▶ [Task instructions] Reproduce exactly only the lines from the line that holds "Write a web" to the line that holds "var yName = 'Procentai';", inclusive, in the listing below, and please leave out every picture.

▶ [Data shown]
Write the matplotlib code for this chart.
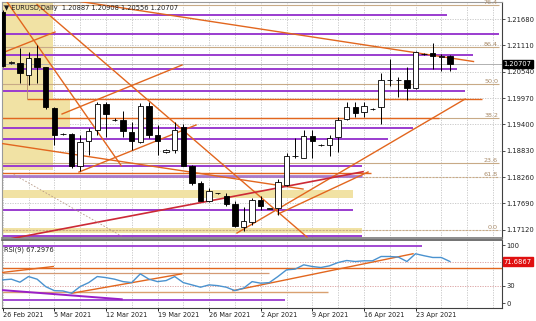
import matplotlib
matplotlib.use("Agg")
import matplotlib.pyplot as plt
import numpy as np

# ── Price data (EURUSD daily, Sunday bars included) ───────────────────────────
opens = [1.2183, 1.2073, 1.20736, 1.2047, 1.20844, 1.20636, 1.1975, 1.1920, 1.19195, 1.18503,
         1.19029, 1.19281, 1.19837, 1.1950, 1.19497, 1.19245, 1.19016, 1.1980, 1.19173, 1.1880,
         1.18849, 1.19353, 1.18488, 1.1813, 1.17747, 1.1791, 1.1784, 1.17682, 1.1717, 1.17287,
         1.17769, 1.1757, 1.17596, 1.18093, 1.18715, 1.1868, 1.19153, 1.18953, 1.18953, 1.19136,
         1.19509, 1.19782, 1.19673, 1.1973, 1.19769, 1.2036, 1.2035, 1.2036, 1.2018, 1.2093,
         1.20951, 1.20851, 1.20887]
highs = [1.21874, 1.2077, 1.21053, 1.20973, 1.21118, 1.20649, 1.19772, 1.1921, 1.19223, 1.19173,
         1.19325, 1.19893, 1.19893, 1.1953, 1.19698, 1.19461, 1.19858, 1.19893, 1.19389, 1.1887,
         1.19461, 1.19404, 1.1851, 1.18164, 1.18021, 1.1792, 1.17913, 1.17747, 1.17602, 1.17805,
         1.1784, 1.1758, 1.18222, 1.1878, 1.1910, 1.19283, 1.19283, 1.1897, 1.19169, 1.19552,
         1.1989, 1.1989, 1.1989, 1.1975, 1.20505, 1.2081, 1.2043, 1.20648, 1.20994, 1.2094,
         1.21167, 1.20922, 1.20908]
lows = [1.20643, 1.2071, 1.20297, 1.20254, 1.20297, 1.19735, 1.18957, 1.1918, 1.1846, 1.1838,
        1.18741, 1.19173, 1.19137, 1.1947, 1.19124, 1.18849, 1.18994, 1.19102, 1.18741, 1.1878,
        1.18778, 1.18488, 1.18093, 1.17732, 1.17719, 1.1790, 1.17624, 1.1717, 1.17084, 1.17228,
        1.17552, 1.1756, 1.17444, 1.18072, 1.18669, 1.18669, 1.18669, 1.1894, 1.18715, 1.18808,
        1.19494, 1.19552, 1.19552, 1.1971, 1.19407, 1.2022, 1.2000, 1.19927, 1.20158, 1.2091,
        1.20591, 1.20561, 1.20556]
closes = [1.20664, 1.2075, 1.20507, 1.20844, 1.20636, 1.19772, 1.19173, 1.1919, 1.18488, 1.19022,
          1.19266, 1.19837, 1.19627, 1.1950, 1.1926, 1.19029, 1.1980, 1.19173, 1.19044, 1.1885,
          1.19281, 1.18503, 1.1813, 1.17747, 1.17948, 1.1792, 1.17682, 1.17192, 1.1730, 1.17769,
          1.17624, 1.1758, 1.18158, 1.18715, 1.18725, 1.19153, 1.19045, 1.1896, 1.19098, 1.19494,
          1.19782, 1.19652, 1.19797, 1.1974, 1.2036, 1.2035, 1.2036, 1.2018, 1.20972, 1.2092,
          1.20879, 1.20879, 1.20707]
rsi_values = [40.2, 41.4, 36.2, 45.9, 41.4, 28.6, 21.7, 21.2, 17.2, 28.6,
              35.5, 45.9, 44.1, 41.4, 37.2, 35.5, 50.5, 41.4, 37.2, 39.0,
              45.9, 35.5, 31.6, 27.6, 31.6, 30.3, 27.6, 21.7, 25.9, 37.2,
              34.5, 35.5, 45.9, 57.4, 58.6, 66.0, 63.1, 61.4, 64.3, 70.0,
              73.4, 71.7, 72.9, 72.9, 80.3, 80.3, 79.3, 71.7, 85.0, 81.6,
              78.6, 78.6, 71.7]

date_labels = ["26 Feb 2021", "5 Mar 2021", "12 Mar 2021", "19 Mar 2021", "26 Mar 2021",
               "2 Apr 2021", "9 Apr 2021", "16 Apr 2021", "23 Apr 2021"]
date_bars = [0, 6, 12, 18, 24, 30, 36, 42, 48]
price_ticks = [1.21680, 1.21110, 1.20540, 1.19970, 1.19400, 1.18830, 1.18260, 1.17690, 1.17120]
rsi_ticks = [100, 30, 0]

# ── Drawn objects (bar index / price) ─────────────────────────────────────────
purple_levels = [1.21767, 1.21349, 1.20901, 1.20598, 1.20128, 1.19327, 1.19076,
                 1.18498, 1.17546, 1.16983]
purple_ends = [51.7, 57.7, 54.7, 52.8, 53.8, 47.7, 44.8, 41.8, 40.7, 41.8]
lavender_level = 1.18275
lavender_end = 41.8

orange_levels = [1.19942, 1.19531, 1.18353]
orange_starts = [2.79, -0.1, -0.1]
orange_ends = [55.7, 50.7, 42.8]

fib_levels = [1.21994, 1.21074, 1.20273, 1.19531, 1.18570, 1.18267, 1.17124]
fib_labels = ["76.4", "86.4", "50.0", "38.2", "23.6", "61.8", "0.0"]

trend_x0 = [9.0, 0.49, 3.99, -0.08, 6.9, -0.08, 8.87, 27.24, 32.01]
trend_p0 = [1.22059, 1.22054, 1.21994, 1.20944, 1.19624, 1.18985, 1.18368, 1.17048, 1.17459]
trend_x1 = [54.74, 13.79, 35.38, 6.08, 20.85, 34.92, 22.48, 53.76, 42.48]
trend_p1 = [1.20760, 1.18503, 1.16961, 1.21399, 1.20684, 1.18000, 1.19386, 1.19948, 1.18369]

red_trend_x = [1.08, 41.9]
red_trend_p = [1.16929, 1.18375]
dotted_trend_x = [1.28, 13.8]
dotted_trend_p = [1.18316, 1.16983]

zone_x0 = [-0.1, 5.88, -0.1, -0.1]
zone_x1 = [5.85, 7.83, 40.73, 41.78]
zone_top = [1.22048, 1.19935, 1.17979, 1.17150]
zone_bottom = [1.18412, 1.19349, 1.17799, 1.17054]

bid_price = 1.20707

# RSI panel objects
rsi_purple_level, rsi_purple_end = 97.6, 48.8
rsi_orange_level = 61.4
rsi_tan_level, rsi_tan_end = 51.7, 31.0
rsi_low_orange_level, rsi_low_orange_end = 18.6, 37.8
rsi_low_purple_level, rsi_low_purple_end = 5.7, 32.8
rsi_levels = [70, 30]
rsi_trend_x0 = [-0.12, 8.02, 26.78]
rsi_trend_r0 = [52.8, 17.2, 21.7]
rsi_trend_x1 = [5.88, 20.81, 47.71]
rsi_trend_r1 = [63.1, 50.5, 85.0]
rsi_div_x = [-0.3, 13.84]
rsi_div_r = [22.9, 6.9]
rsi_last = 71.6867

# ── Styles ────────────────────────────────────────────────────────────────────
PURPLE = "#9a3ccf"
ORANGE = "#e2661e"
TAN = "#c8aa86"
YELLOW = "#f1e2a4"
GRID = "#c4c4c4"
TXT = "#202020"

W, H = 536, 321
fig = plt.figure(figsize=(W / 100, H / 100), dpi=100)
ax = fig.add_axes([2 / W, 83.5 / H, 499.7 / W, 236 / H])
rax = fig.add_axes([2 / W, 13 / H, 499.7 / W, 68 / H], sharex=ax)

xlim = (-0.0814, 58.02)
ax.set_xlim(*xlim)
ax.set_ylim(1.16951, 1.22059)
rax.set_ylim(-8.06, 108.6)

# grid
for gx in np.arange(0, 59, 3):
    for a in (ax, rax):
        a.axvline(gx, color=GRID, lw=0.6, ls=(0, (1.5, 1.5)), zorder=0)
for p in price_ticks:
    ax.axhline(p, color=GRID, lw=0.6, ls=(0, (1.5, 1.5)), zorder=0)

# zones
for x0, x1, t, b in zip(zone_x0, zone_x1, zone_top, zone_bottom):
    ax.fill_between([x0, x1], b, t, color=YELLOW, lw=0, zorder=0.5)

# fibo levels
for lvl, lab in zip(fib_levels, fib_labels):
    ls = (0, (2, 1)) if lab in ("0.0", "61.8") else "-"
    ax.hlines(lvl, xlim[0], 57.7, color=TAN, lw=0.8, ls=ls, zorder=1)
    ax.text(57.6, lvl, lab, ha="right", va="bottom", fontsize=4.6, color="#a88a68", zorder=6)

# bid line
ax.axhline(bid_price, color="#b0b0b0", lw=0.7, zorder=1)

# horizontal levels
ax.hlines(purple_levels, xlim[0], purple_ends, color=PURPLE, lw=1.4, zorder=2)
ax.hlines(lavender_level, xlim[0], lavender_end, color="#a879cc", lw=2.0, zorder=2)
ax.hlines(orange_levels, orange_starts, orange_ends, color=ORANGE, lw=1.0, zorder=2)
ax.vlines(orange_starts[0], orange_levels[0], 1.2047, color="#b08a6a", lw=0.6, zorder=2)

# trend lines
for x0, p0, x1, p1 in zip(trend_x0, trend_p0, trend_x1, trend_p1):
    ax.plot([x0, x1], [p0, p1], color=ORANGE, lw=1.0, zorder=3, clip_on=True)
ax.plot(red_trend_x, red_trend_p, color="#cc2a36", lw=1.2, zorder=3)
ax.plot(dotted_trend_x, dotted_trend_p, color="#b89a88", lw=0.6, ls=(0, (2, 2)), zorder=3)

# candles
x = np.arange(len(opens))
o, h, l, c = (np.array(v) for v in (opens, highs, lows, closes))
up = c >= o
ax.vlines(x, l, h, color="black", lw=0.7, zorder=4)
ax.bar(x, np.maximum(np.abs(c - o), 0.00003), bottom=np.minimum(o, c), width=0.62,
       color=np.where(up, "white", "black"), edgecolor="black", linewidth=0.6, zorder=5)

# ── RSI panel ────────────────────────────────────────────────────────────────
for lv in rsi_levels:
    rax.axhline(lv, color="#d89a9a", lw=0.6, ls=(0, (1.5, 1.5)), zorder=1)
rax.hlines(rsi_purple_level, xlim[0], rsi_purple_end, color=PURPLE, lw=1.3, zorder=2)
rax.axhline(rsi_orange_level, color=ORANGE, lw=1.0, zorder=2)
rax.hlines(rsi_tan_level, xlim[0], rsi_tan_end, color="#d49a74", lw=0.9, zorder=2)
rax.hlines(rsi_low_orange_level, xlim[0], rsi_low_orange_end, color="#d9a070", lw=1.0, zorder=2)
rax.hlines(rsi_low_purple_level, xlim[0], rsi_low_purple_end, color=PURPLE, lw=1.3, zorder=2)
for x0, r0, x1, r1 in zip(rsi_trend_x0, rsi_trend_r0, rsi_trend_x1, rsi_trend_r1):
    rax.plot([x0, x1], [r0, r1], color=ORANGE, lw=1.0, zorder=3)
rax.plot(rsi_div_x, rsi_div_r, color="#9a1fc8", lw=1.4, zorder=3)
rax.plot(x, rsi_values, color="#4a92cf", lw=1.0, zorder=4)

# ── Axes styling ──────────────────────────────────────────────────────────────
for a in (ax, rax):
    a.yaxis.tick_right()
    a.tick_params(axis="y", length=2, width=0.6, pad=1.5, labelsize=4.9,
                  colors="#303030", labelcolor=TXT)
    for s in ("left", "top"):
        a.spines[s].set_color("#9a9a9a")
        a.spines[s].set_linewidth(0.8)
    a.spines["right"].set_color("#404040")
    a.spines["right"].set_linewidth(0.8)
ax.spines["bottom"].set_color("#7a7a7a")
ax.spines["bottom"].set_linewidth(1.2)
rax.spines["top"].set_color("#5a5a5a")
rax.spines["top"].set_linewidth(1.2)
rax.spines["bottom"].set_color("#404040")
rax.spines["bottom"].set_linewidth(0.8)
rax.spines["bottom"].set_linestyle((0, (2, 1)))

ax.set_yticks(price_ticks)
ax.set_yticklabels([f"{p:.5f}" for p in price_ticks])
rax.set_yticks(rsi_ticks)
rax.set_yticklabels([str(t) for t in rsi_ticks])
ax.tick_params(axis="x", bottom=False, labelbottom=False)
rax.set_xticks(date_bars)
rax.set_xticklabels(date_labels, ha="left")
rax.tick_params(axis="x", length=2, width=0.6, pad=1.2, labelsize=4.7, labelcolor=TXT)

# current value boxes
ax.text(1.004, bid_price, f"{bid_price:.5f}", transform=ax.get_yaxis_transform(),
        ha="left", va="center", fontsize=4.9, color="white",
        bbox=dict(boxstyle="square,pad=0.15", fc="black", ec="black"))
rax.text(1.004, rsi_last, f"{rsi_last:.4f}", transform=rax.get_yaxis_transform(),
         ha="left", va="center", fontsize=4.9, color="white",
         bbox=dict(boxstyle="square,pad=0.15", fc="#e01010", ec="#e01010"))

# headers
ax.text(0.004, 0.985, "\u25bc EURUSD,Daily  1.20887 1.20908 1.20556 1.20707",
        transform=ax.transAxes, ha="left", va="top", fontsize=4.8, color=TXT, zorder=7)
rax.text(0.004, 0.90, "RSI(9) 67.2976", transform=rax.transAxes,
         ha="left", va="top", fontsize=4.8, color=TXT, zorder=7)

fig.savefig("out.png", dpi=100, facecolor="white")
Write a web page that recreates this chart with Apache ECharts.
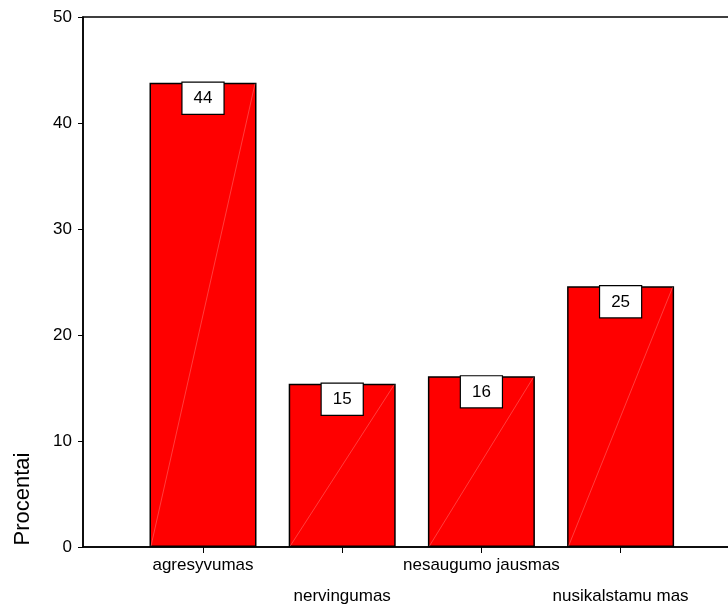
<!DOCTYPE html>
<html>
<head>
<meta charset="utf-8">
<script src="https://cdn.jsdelivr.net/npm/echarts@6/dist/echarts.min.js"></script>
<style>
html,body{margin:0;padding:0;background:#fff;}
#main{width:728px;height:605px;}
</style>
</head>
<body>
<div id="main"></div>
<script>
var categories = ['agresyvumas', 'nervingumas', 'nesaugumo jausmas', 'nusikalstamu mas'];
var values = [43.8, 15.4, 16.1, 24.6];
var yTicks = {min: 0, max: 50, interval: 10};
var yName = 'Procentai';

var FONT = '"Liberation Sans", Arial, sans-serif';
var BAR_W = 107;
var chart = echarts.init(document.getElementById('main'), null, {renderer: 'canvas'});
var option = {
  animation: false,
  backgroundColor: '#fff',
  grid: [
    {left: 83, right: -3, top: 17, bottom: 58, show: true, borderColor: '#000', borderWidth: 1.5,
     backgroundColor: 'transparent', containLabel: false, outerBoundsMode: 'none'},
    {left: 133.4, width: 556.8, top: 17, bottom: 58, containLabel: false, outerBoundsMode: 'none'}
  ],
  xAxis: [
    {gridIndex: 0, type: 'value', min: 0, max: 1,
     axisLine: {show: true, lineStyle: {color: '#000', width: 1.5}},
     axisTick: {show: false}, axisLabel: {show: false}, splitLine: {show: false}},
    {gridIndex: 1, type: 'category', data: categories, boundaryGap: true,
     axisLine: {show: false},
     axisTick: {show: true, alignWithLabel: true, length: 6, lineStyle: {color: '#000', width: 1}},
     axisLabel: {color: '#000', fontFamily: FONT, fontSize: 17, lineHeight: 31, margin: 3, interval: 0,
       formatter: function (v, i) { return i % 2 === 1 ? '\n' + v : v; }},
     splitLine: {show: false}}
  ],
  yAxis: [
    {gridIndex: 0, type: 'value', min: yTicks.min, max: yTicks.max, interval: yTicks.interval,
     axisLine: {show: true, lineStyle: {color: '#000', width: 1.5}},
     axisTick: {show: true, length: 5, lineStyle: {color: '#000', width: 1}},
     axisLabel: {color: '#000', fontFamily: FONT, fontSize: 17, margin: 11},
     splitLine: {show: false}},
    {gridIndex: 1, type: 'value', min: yTicks.min, max: yTicks.max, interval: yTicks.interval, show: false}
  ],
  graphic: [
    {type: 'text', x: 23, y: 499, rotation: Math.PI / 2,
     style: {text: yName, fill: '#000', font: '22px ' + FONT, textAlign: 'center', textVerticalAlign: 'middle'}}
  ],
  series: [{
    type: 'bar',
    xAxisIndex: 1, yAxisIndex: 1,
    data: values,
    barWidth: BAR_W,
    z: 2,
    itemStyle: {color: '#ff0000', borderColor: '#000', borderWidth: 1.5},
    label: {
      show: true, position: 'insideTop', distance: 0,
      formatter: function (p) { return Math.round(p.value); },
      color: '#000', fontFamily: FONT, fontSize: 17, lineHeight: 18,
      backgroundColor: '#fff', borderColor: '#000', borderWidth: 1.2,
      padding: [7, 11, 6, 11]
    }
  }, {
    type: 'custom',
    xAxisIndex: 1, yAxisIndex: 1,
    data: values.map(function (v, i) { return [i, v]; }),
    silent: true,
    z: 5,
    renderItem: function (params, api) {
      var top = api.coord([api.value(0), api.value(1)]);
      var bot = api.coord([api.value(0), 0]);
      var hw = BAR_W / 2;
      return {
        type: 'line',
        shape: {x1: bot[0] - hw + 1.5, y1: bot[1] - 1, x2: top[0] + hw - 1.5, y2: top[1] + 1},
        style: {stroke: 'rgba(255,170,170,0.6)', lineWidth: 0.6}
      };
    }
  }]
};
chart.setOption(option);
</script>
</body>
</html>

▶ [Expected answer]
Write a web page that recreates this chart with Apache ECharts.
<!DOCTYPE html>
<html>
<head>
<meta charset="utf-8">
<script src="https://cdn.jsdelivr.net/npm/echarts@6/dist/echarts.min.js"></script>
<style>
html,body{margin:0;padding:0;background:#fff;}
#main{width:728px;height:605px;}
</style>
</head>
<body>
<div id="main"></div>
<script>
var categories = ['agresyvumas', 'nervingumas', 'nesaugumo jausmas', 'nusikalstamu mas'];
var values = [43.8, 15.4, 16.1, 24.6];
var yTicks = {min: 0, max: 50, interval: 10};
var yName = 'Procentai';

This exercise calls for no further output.